What to produce -
Pictures stay out of this copy, which runs from the first line of the material through the line containing "offsets = [-bw, 0, bw]".

Data section -
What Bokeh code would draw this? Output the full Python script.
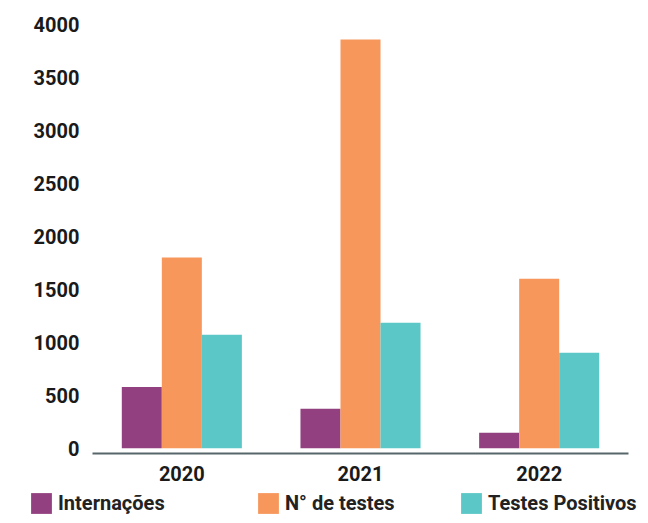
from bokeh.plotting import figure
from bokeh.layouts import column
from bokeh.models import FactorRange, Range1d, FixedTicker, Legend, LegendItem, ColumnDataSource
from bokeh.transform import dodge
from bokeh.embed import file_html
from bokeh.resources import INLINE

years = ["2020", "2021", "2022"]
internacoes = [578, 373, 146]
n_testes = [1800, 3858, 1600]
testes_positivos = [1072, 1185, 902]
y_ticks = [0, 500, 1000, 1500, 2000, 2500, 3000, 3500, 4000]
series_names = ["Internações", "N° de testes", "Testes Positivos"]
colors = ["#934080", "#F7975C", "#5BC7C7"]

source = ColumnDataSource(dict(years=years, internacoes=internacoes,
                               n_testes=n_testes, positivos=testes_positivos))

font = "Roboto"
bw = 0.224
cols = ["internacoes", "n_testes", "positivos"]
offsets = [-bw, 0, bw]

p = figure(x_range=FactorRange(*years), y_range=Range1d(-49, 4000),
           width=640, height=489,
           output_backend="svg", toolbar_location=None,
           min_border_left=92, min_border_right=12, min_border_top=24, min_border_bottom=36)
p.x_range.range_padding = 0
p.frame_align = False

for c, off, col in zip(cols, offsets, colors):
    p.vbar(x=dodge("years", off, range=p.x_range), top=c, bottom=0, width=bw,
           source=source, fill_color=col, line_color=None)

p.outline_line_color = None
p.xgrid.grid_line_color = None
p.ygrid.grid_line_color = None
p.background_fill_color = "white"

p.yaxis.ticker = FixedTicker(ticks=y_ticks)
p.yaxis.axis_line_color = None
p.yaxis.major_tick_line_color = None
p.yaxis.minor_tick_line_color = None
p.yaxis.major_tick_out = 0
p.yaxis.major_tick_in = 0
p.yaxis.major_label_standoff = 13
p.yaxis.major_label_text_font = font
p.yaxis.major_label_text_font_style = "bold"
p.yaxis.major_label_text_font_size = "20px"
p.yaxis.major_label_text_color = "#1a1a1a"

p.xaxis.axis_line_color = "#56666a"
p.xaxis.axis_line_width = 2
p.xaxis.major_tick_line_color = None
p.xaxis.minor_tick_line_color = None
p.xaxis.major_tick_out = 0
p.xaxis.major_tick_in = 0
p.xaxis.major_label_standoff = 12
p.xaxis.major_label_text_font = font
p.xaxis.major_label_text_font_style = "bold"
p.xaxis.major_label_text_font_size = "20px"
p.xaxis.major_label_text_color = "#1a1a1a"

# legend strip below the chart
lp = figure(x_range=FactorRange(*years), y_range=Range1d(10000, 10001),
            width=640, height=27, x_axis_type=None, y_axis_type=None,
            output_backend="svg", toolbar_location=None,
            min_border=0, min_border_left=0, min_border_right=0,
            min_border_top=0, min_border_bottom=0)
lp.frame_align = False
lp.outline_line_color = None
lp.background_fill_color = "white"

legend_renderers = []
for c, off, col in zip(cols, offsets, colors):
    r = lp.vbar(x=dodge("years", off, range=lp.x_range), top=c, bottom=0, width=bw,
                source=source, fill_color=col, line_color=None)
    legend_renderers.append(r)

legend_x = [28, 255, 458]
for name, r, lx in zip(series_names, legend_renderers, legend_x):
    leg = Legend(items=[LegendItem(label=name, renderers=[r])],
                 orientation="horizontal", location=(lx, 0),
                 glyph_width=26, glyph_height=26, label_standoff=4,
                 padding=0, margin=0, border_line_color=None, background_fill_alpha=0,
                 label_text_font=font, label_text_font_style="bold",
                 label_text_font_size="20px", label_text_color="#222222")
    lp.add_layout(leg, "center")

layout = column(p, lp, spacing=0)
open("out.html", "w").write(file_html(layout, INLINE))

Response to this exercise -
What Bokeh code would draw this? Output the full Python script.
from bokeh.plotting import figure
from bokeh.layouts import column
from bokeh.models import FactorRange, Range1d, FixedTicker, Legend, LegendItem, ColumnDataSource
from bokeh.transform import dodge
from bokeh.embed import file_html
from bokeh.resources import INLINE

years = ["2020", "2021", "2022"]
internacoes = [578, 373, 146]
n_testes = [1800, 3858, 1600]
testes_positivos = [1072, 1185, 902]
y_ticks = [0, 500, 1000, 1500, 2000, 2500, 3000, 3500, 4000]
series_names = ["Internações", "N° de testes", "Testes Positivos"]
colors = ["#934080", "#F7975C", "#5BC7C7"]

source = ColumnDataSource(dict(years=years, internacoes=internacoes,
                               n_testes=n_testes, positivos=testes_positivos))

font = "Roboto"
bw = 0.224
cols = ["internacoes", "n_testes", "positivos"]
offsets = [-bw, 0, bw]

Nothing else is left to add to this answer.